First sale draws $1.3M Alaska Peninsula bidders: Shell, Hewitt in Point Moller, Nelson Lagoon area Kristen Nelson Petroleum News Editor-in-Chief
The State of Alaska’s first Alaska Peninsula areawide oil and gas lease sale —the first state lease sale in the Bristol Bay area since the 1980s — drew two bidders Oct. 26, Shell Offshore Inc. and Hewitt Mineral Corp. out of Ardmore, Okla.
The state offered 1,047 tracts and received 37 bids on 37 tracts, some 213,120 acres, in the Point Moller and Nelson Lagoon area.
Mike Menge, special assistant to the governor, said prior to the sale that this was the opening of the third chapter in Alaska’s oil and gas history: first Cook Inlet, then the North Slope and now the Alaska Peninsula. He said the sale represented a real partnership of the state, the local area and commercial partners.
Mark Myers, director of the Alaska Division of Oil and Gas, noted after the sale that this was the first sale in the area in 22 years, “and we’re a long ways from any infrastructure, so I think it’s a good solid start in the evaluation.”
Myers said that while there weren’t a lot of takers, the area is relatively unknown. “When you look at the history of the North Slope, you might see a similar pattern — pre-Prudhoe vs. post-Prudhoe,” he said.
This will likely be the first of at least 10 annual areawide sales on the Alaska Peninsula, he said, and called the sale “a healthy indicator of industry interest in the oil and gas potential of the Alaska Peninsula.” Shell the big bidder Shell bid $954,063 at the sale, a consistent $5.02 an acre, after returning to Alaska earlier in the year with bids of more than $44 million on Beaufort Sea federal outer continental shelf acreage.

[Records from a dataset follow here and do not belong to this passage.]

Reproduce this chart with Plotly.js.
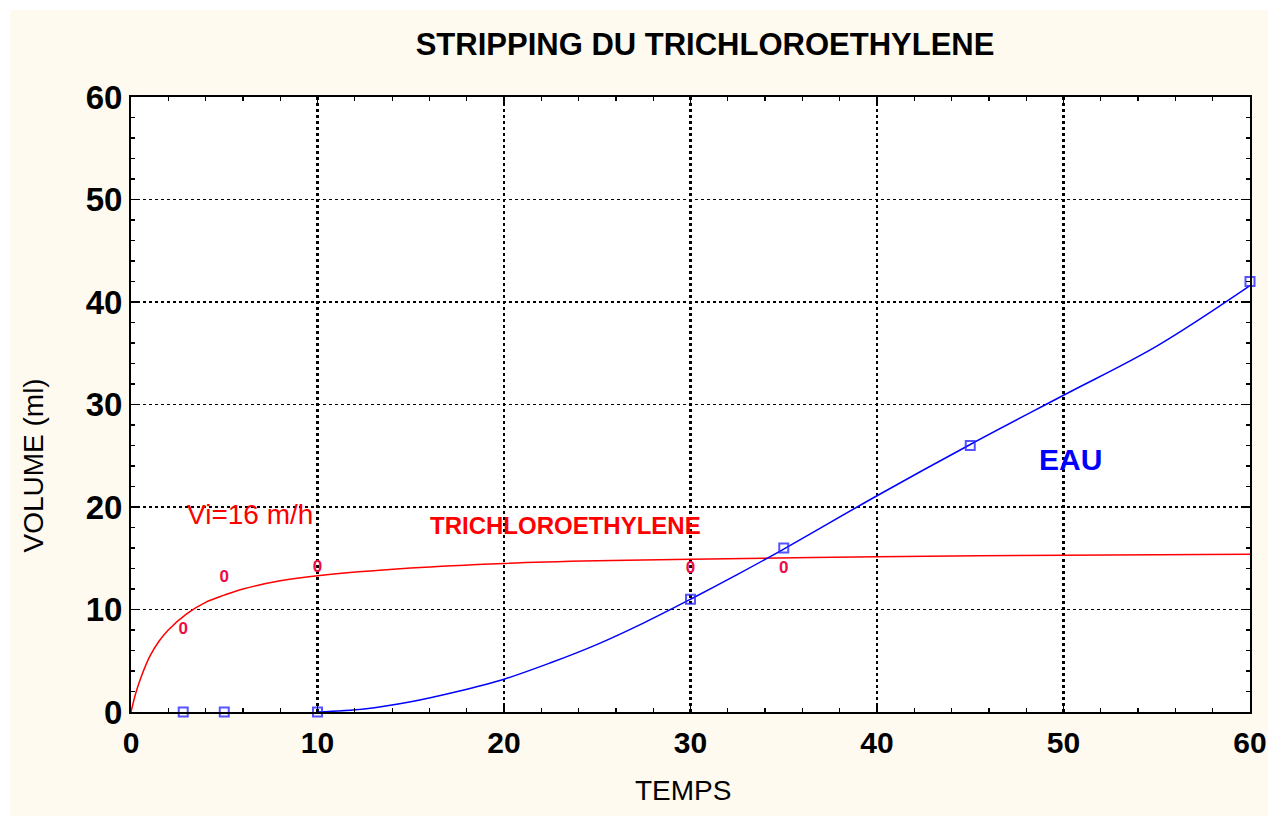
<!DOCTYPE html>
<html>
<head>
<meta charset="utf-8">
<script src="https://cdn.plot.ly/plotly-3.0.1.min.js"></script>
<style>
  html, body { margin: 0; padding: 0; background: #ffffff; }
  #chart { position: absolute; left: 10px; top: 10px; width: 1258px; height: 806px; }
</style>
</head>
<body>
<div id="chart"></div>
<script>
// Measured points: trichloroethylene (red "0" markers)
const trichloroTime = [2.8, 5, 10, 30, 35];
const trichloroVolume = [8, 13.1, 14.1, 14, 14];

// Measured points: water (blue squares)
const eauTime = [2.8, 5, 10, 30, 35, 45, 60];
const eauVolume = [0, 0, 0, 11, 16, 26, 42];

// Fitted curve: trichloroethylene
const trichloroCurveTime = [0, 0.25, 0.5, 1, 1.5, 2, 3, 4, 5, 6, 8, 10, 15, 20, 25, 30, 40, 50, 60];
const trichloroCurveVolume = [0, 1.8, 3.2, 5.4, 6.9, 8.0, 9.6, 10.7, 11.4, 12.0, 12.8, 13.3, 14.05, 14.5, 14.75, 14.9, 15.15, 15.3, 15.4];

// Fitted curve: water
const eauCurveTime = [10, 12.5, 15, 17.5, 20, 22.5, 25, 27.5, 30, 32.5, 35, 40, 45, 50, 55, 60];
const eauCurveVolume = [0, 0.3, 1.0, 2.0, 3.2, 4.8, 6.6, 8.7, 11.0, 13.4, 15.9, 21.1, 26.1, 30.9, 35.7, 41.6];

const tickVals = [0, 10, 20, 30, 40, 50, 60];
const tickText = ['0', '10', '20', '30', '40', '50', '60'];

const titleText = 'STRIPPING DU TRICHLOROETHYLENE';
const xTitle = 'TEMPS';
const yTitle = 'VOLUME (ml)';
const labelSpeed = 'Vi=16 m/h';
const labelTrichloro = 'TRICHLOROETHYLENE';
const labelEau = 'EAU';

const traces = [
  {
    x: trichloroCurveTime, y: trichloroCurveVolume, mode: 'lines',
    line: { color: '#ff0000', width: 1.5, shape: 'spline' }, hoverinfo: 'skip', cliponaxis: false
  },
  {
    x: eauCurveTime, y: eauCurveVolume, mode: 'lines',
    line: { color: '#0000ff', width: 1.5, shape: 'spline' }, hoverinfo: 'skip', cliponaxis: false
  },
  {
    x: trichloroTime, y: trichloroVolume, mode: 'text', text: trichloroTime.map(() => '0'),
    textposition: 'middle center',
    textfont: { family: 'Liberation Sans', size: 17, color: '#ee0a46', weight: 'bold' }, cliponaxis: false
  },
  {
    x: eauTime, y: eauVolume, mode: 'markers',
    marker: { symbol: 'square-open', size: 9, color: 'rgba(40,40,255,0.8)', line: { width: 2 } },
    cliponaxis: false
  }
];

const axisCommon = {
  range: [0, 60], tickmode: 'array', tickvals: tickVals, ticktext: tickText,
  showline: true, linecolor: '#000000', linewidth: 2, mirror: 'allticks',
  ticks: 'inside', ticklen: 7, tickcolor: '#000000', tickwidth: 1.5,
  tickfont: { family: 'Liberation Sans', size: 33, color: '#000000', weight: 'bold' },
  showgrid: true, gridcolor: '#000000', griddash: 'dot',
  zeroline: false, fixedrange: true,
  minor: { dtick: 2, ticks: 'inside', ticklen: 4, tickcolor: '#000000', tickwidth: 1.2, showgrid: false }
};

const layout = {
  width: 1258, height: 806,
  paper_bgcolor: '#fffaf0', plot_bgcolor: '#ffffff',
  margin: { l: 121, r: 18, t: 87, b: 104 },
  showlegend: false,
  title: {
    text: titleText, xref: 'container', yref: 'container', x: 0.5525, y: 0.958,
    xanchor: 'center', yanchor: 'middle',
    font: { family: 'Liberation Sans', size: 31, color: '#000000', weight: 'bold' }
  },
  xaxis: Object.assign({}, axisCommon, {
    gridwidth: 2.5, ticklabelstandoff: 3,
    tickfont: { family: 'Liberation Sans', size: 30, color: '#000000', weight: 'bold' }
  }),
  yaxis: Object.assign({}, axisCommon, { gridwidth: 1.3, ticklabelstandoff: 0 }),
  annotations: [
    { text: xTitle, xref: 'paper', yref: 'paper', x: 0.493, y: -0.127, showarrow: false,
      xanchor: 'center', yanchor: 'middle',
      font: { family: 'Liberation Sans', size: 28, color: '#000000' } },
    { text: yTitle, xref: 'paper', yref: 'paper', x: -0.088, y: 0.40, showarrow: false, textangle: -90,
      xanchor: 'center', yanchor: 'middle',
      font: { family: 'Liberation Sans', size: 28, color: '#000000' } },
    { text: labelSpeed, xref: 'x', yref: 'y', x: 6.4, y: 19.3, showarrow: false,
      font: { family: 'Liberation Sans', size: 28, color: '#ff0000' } },
    { text: labelTrichloro, xref: 'x', yref: 'y', x: 23.3, y: 18.2, showarrow: false,
      font: { family: 'Liberation Sans', size: 24, color: '#ff0000', weight: 'bold' } },
    { text: labelEau, xref: 'x', yref: 'y', x: 50.4, y: 24.6, showarrow: false,
      font: { family: 'Liberation Sans', size: 30, color: '#0000ff', weight: 'bold' } }
  ]
};

Plotly.newPlot('chart', traces, layout, { staticPlot: true, displayModeBar: false });
</script>
</body>
</html>
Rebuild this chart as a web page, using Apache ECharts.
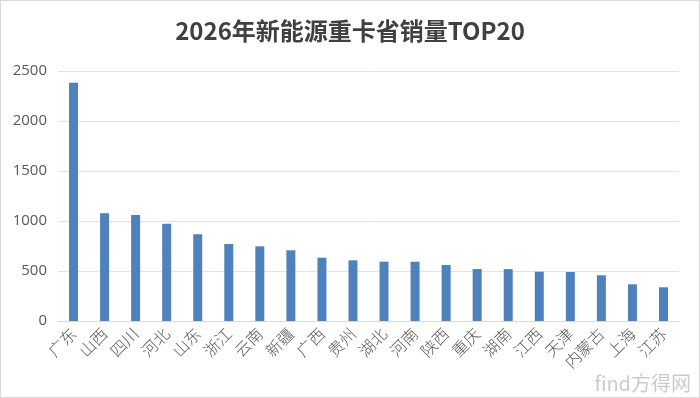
<!DOCTYPE html>
<html>
<head>
<meta charset="utf-8">
<script src="https://cdn.jsdelivr.net/npm/echarts@6/dist/echarts.min.js"></script>
<style>
  html, body { margin: 0; padding: 0; background: #fff; }
  #chart { width: 698px; height: 396px; border: 1px solid #d9d9d9; }
</style>
</head>
<body>
<div id="chart"></div>
<script>
// 省份（按销量排序）
var provinces = ['广东', '山西', '四川', '河北', '山东', '浙江', '云南', '新疆', '广西', '贵州',
  '湖北', '河南', '陕西', '重庆', '湖南', '江西', '天津', '内蒙古', '上海', '江苏'];
// 销量
var sales = [2383, 1077, 1060, 973, 867, 770, 747, 707, 633, 607,
  593, 593, 560, 520, 519, 493, 490, 457, 367, 337];
var yTicks = [0, 500, 1000, 1500, 2000, 2500];

var chart = echarts.init(document.getElementById('chart'));

var option = {
  animation: false,
  title: {
    text: '2026年新能源重卡省销量TOP20',
    left: 'center',
    top: 13,
    textStyle: {
      fontFamily: '"Noto Sans CJK SC", sans-serif',
      fontWeight: 'bold',
      fontSize: 24,
      color: '#404040'
    }
  },
  grid: {
    left: 57,
    right: 20,
    top: 70,
    bottom: 76
  },
  xAxis: {
    type: 'category',
    data: provinces,
    axisLine: { lineStyle: { color: '#d9d9d9' } },
    axisTick: { show: false },
    axisLabel: {
      rotate: 45,
      interval: 0,
      fontSize: 16,
      color: '#595959',
      fontFamily: '"Noto Sans CJK SC", sans-serif',
      fontWeight: 300,
      margin: 10
    }
  },
  yAxis: {
    type: 'value',
    min: yTicks[0],
    max: yTicks[yTicks.length - 1],
    interval: 500,
    axisLine: { show: false },
    axisTick: { show: false },
    splitLine: { lineStyle: { color: '#e3e3e3' } },
    axisLabel: {
      fontSize: 15,
      color: '#595959',
      fontFamily: '"Open Sans", sans-serif',
      margin: 11,
      formatter: function (v) { return String(v); }
    }
  },
  series: [{
    type: 'bar',
    data: sales,
    barWidth: 9,
    itemStyle: { color: '#4f81bd' }
  }],
  graphic: [{
    type: 'text',
    right: 8,
    bottom: 4,
    style: {
      text: 'find方得网',
      fontSize: 20,
      fontFamily: '"Noto Sans CJK SC", sans-serif',
      fill: 'rgba(160,160,160,0.55)'
    }
  }]
};

chart.setOption(option);
</script>
</body>
</html>
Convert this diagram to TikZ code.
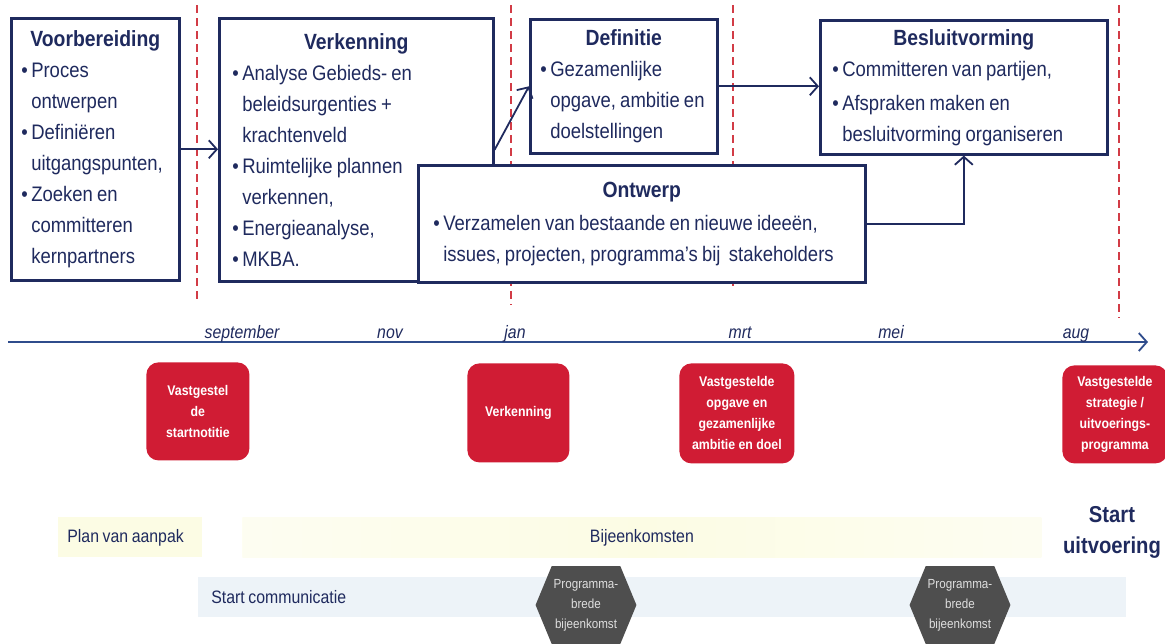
\documentclass[tikz,border=0pt]{standalone}
\usepackage{fontspec}
\setmainfont[FakeStretch=0.88]{Liberation Sans}
\usetikzlibrary{arrows.meta,shapes.symbols}

\definecolor{navy}{HTML}{1F2A5E}
\definecolor{lineblue}{HTML}{2F4C8C}
\definecolor{mtred}{HTML}{D01C34}
\definecolor{dashred}{HTML}{D23C46}
\definecolor{hexgray}{HTML}{4E4E4E}
\definecolor{bandyel}{HTML}{FCFCE4}
\definecolor{bandblue}{HTML}{EDF3F8}

\newcommand{\bl}{\textbullet\,}
\newcommand{\ind}{\phantom{\textbullet\,}}
\newcommand{\ttl}[1]{\makebox[\linewidth]{\fontsize{11}{15.5}\selectfont\bfseries #1}}
\newcommand{\tight}{\spaceskip=0.2em plus 0.05em\relax}

\begin{document}
\begin{tikzpicture}[x=0.5pt, y=-0.5pt,
  phase/.style={draw=navy, line width=1.3pt, fill=white, text=navy, anchor=north west, align=justify, inner ysep=2pt, font=\fontsize{10.5}{15.5}\selectfont\tight},
  flow/.style={-{Straight Barb[length=4pt,width=9pt]}, draw=navy, line width=0.9pt},
  timeline/.style={-{Straight Barb[length=4pt,width=9pt]}, draw=lineblue, line width=0.9pt},
  sep/.style={draw=dashred, line width=1pt, dash pattern=on 4pt off 2.5pt},
  month/.style={text=navy, anchor=base, font=\itshape\fontsize{9}{11}\selectfont},
  milestone/.style={rounded corners=6pt, fill=mtred, text=white, anchor=north west, align=center, inner sep=1pt, font=\bfseries\fontsize{7}{10.5}\selectfont},
  band/.style={anchor=north west, text=navy, align=justify, minimum height=20pt, font=\fontsize{9}{11}\selectfont\tight},
  hexa/.style={signal, signal to=east and west, signal pointer angle=135, fill=hexgray, text=gray!25, align=center, inner sep=1pt, minimum width=48.5pt, minimum height=39pt, font=\fontsize{6.6}{10}\selectfont}
]
\useasboundingbox (0,0) rectangle (1165,643);

% Phase borders
\foreach \x/\yb in {197/303, 511/305, 733/290, 1119/318}
  \draw[sep] (\x,5) -- (\x,\yb);

% Phases
\node[phase, minimum width=84pt, minimum height=131pt, text width=74pt, inner xsep=5pt] (voor) at (10,17)
  {\ttl{Voorbereiding}\\ \bl Proces\\ \ind ontwerpen\\ \bl Definiëren\\ \ind uitgangspunten,\\ \bl Zoeken en\\ \ind committeren\\ \ind kernpartners};
\node[phase, minimum width=137pt, minimum height=131.5pt, text width=124pt, inner xsep=6.5pt] (verk) at (218,17)
  {\ttl{Verkenning}\\ \bl Analyse Gebieds- en\\ \ind beleidsurgenties +\\ \ind krachtenveld\\ \bl Ruimtelijke plannen\\ \ind verkennen,\\ \bl Energieanalyse,\\ \bl MKBA.};
\node[phase, minimum width=93.5pt, minimum height=67pt, text width=83.5pt, inner xsep=5pt] (defi) at (529,18)
  {\ttl{Definitie}\\ \bl Gezamenlijke\\ \ind opgave, ambitie en\\ \ind doelstellingen};
\node[phase, minimum width=143.5pt, minimum height=67pt, text width=131.5pt, inner xsep=6pt] (besl) at (819,19)
  {\ttl{Besluitvorming}\\ \bl Committeren van partijen,\\[1.5pt] \bl Afspraken maken en\\ \ind besluitvorming organiseren};
\node[phase, minimum width=223.5pt, minimum height=58.5pt, text width=208.5pt, inner xsep=7.5pt] (ontw) at (417,164)
  {\ttl{Ontwerp}\\[1pt] \bl Verzamelen van bestaande en nieuwe ideeën,\\ \ind issues, projecten, programma’s bij\ \ stakeholders};

% Flow
\draw[flow] (voor.east) -- (voor.east -| verk.west);
\draw[flow] (verk.east) -- (defi.west);
\draw[flow] (defi.east) -- (defi.east -| besl.west);
\draw[flow] (ontw.east) -| (besl.south);

% Timeline
\coordinate (t0) at (8,342);
\coordinate (t1) at (1148,342);
\draw[timeline] (t0) -- (t1);
\foreach \m/\x in {september/242, nov/390, jan/515, mrt/740, mei/891, aug/1076}
  \node[month] (m-\m) at (\x,338) {\m};

% Milestones
\node[milestone, minimum width=51.5pt, minimum height=49pt] (ms1) at (146,362) {Vastgestel\\de\\startnotitie};
\node[milestone, minimum width=51pt, minimum height=49.5pt] (ms2) at (467,363) {Verkenning};
\node[milestone, minimum width=57.5pt, minimum height=50pt] (ms3) at (679,363) {Vastgestelde\\opgave en\\gezamenlijke\\ambitie en doel};
\node[milestone, minimum width=52.5pt, minimum height=49pt] (ms4) at (1062,365) {Vastgestelde\\strategie /\\uitvoerings-\\programma};

% Communication
\node[band, fill=bandyel, minimum width=72pt, text width=63pt, inner xsep=4.5pt] (plan) at (58,517) {Plan van aanpak};
\node[band, left color=bandyel!50, right color=bandyel!50, middle color=bandyel, minimum width=399.5pt, align=center] (bij) at (242,517) {Bijeenkomsten};
\node[band, fill=bandblue, minimum width=464pt, text width=451pt, inner xsep=6.5pt] (comm) at (198,577) {Start communicatie};
\node[text=navy, align=center, font=\bfseries\fontsize{11.5}{15.5}\selectfont] (start) at (1112,532) {Start\\uitvoering};
\node[hexa] (hex1) at (586,605) {Programma-\\brede\\bijeenkomst};
\node[hexa] (hex2) at (960,605) {Programma-\\brede\\bijeenkomst};

\end{tikzpicture}
\end{document}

Marcus Patterson, Shell Exploration & Production team leader for Alaska exploration, said after the sale that Shell looked at things “from a regional perspective” and focused on “the standard views that we have of the basin model.”
Patterson said the 33 tracts on which Shell bid were both onshore and offshore, about 190,000 acres.
Once the tracts are awarded, “we’ll start an evaluation program” on the acreage, he said. Shell has had several meetings on its plans in the area, “and will continue to engage the local stakeholders.”
The Division of Oil and Gas said in its preliminary results that all 33 bids submitted by Shell contained a 4 cent error in the calculation of the bid deposit. The division said it was recommending that the commissioner of the Department of Natural Resources determine the error was “due to excusable inadvertence,” allow Shell to correct the error in accordance with the division’s regulations and the sale announcement, and that the corrected bids be accepted. Hewitt an independent Hewitt Mineral, an independent oil and gas company, bid a total of $313,922 for four tracts, with $21.14 an acre on two tracts (the high per acre and total high bid of the sale, $121,767) and $6.11 per acre on two other tracts.
Myers said after the sale that he understood Hewitt Mineral became interested in the Alaska Peninsula sale after seeing technical data the division had at a convention in the Lower 48. Governor: sale a success Alaska Gov. Frank Murkowski said he sees the sale “as a tremendous success” and attributed it to efforts of former lawmaker Nels Anderson and the late Harvey Samuelsen. The governor said the men “recognized that responsible development could coexist with other activities in the region.”
The governor called the sale “just the beginning of an opportunity to bring new economic development to this region of Alaska,” and said the partnership between the state, local governments and regional organizations “to encourage new investment in this area is exciting and it is now showing results.”
The governor’s press release included comments from Nels Anderson, who said residents of “Bristol Bay have been trying to talk to every administration up until Governor Murkowski and no one was willing to do anything. Because of what the governor did in response to a request by the late Harvey Samuelsen, Jim Haynes and myself, we have a lease sale today.”
Anderson said he was looking forward to another lease sale next year and said “I hope oil companies will show even more interest.”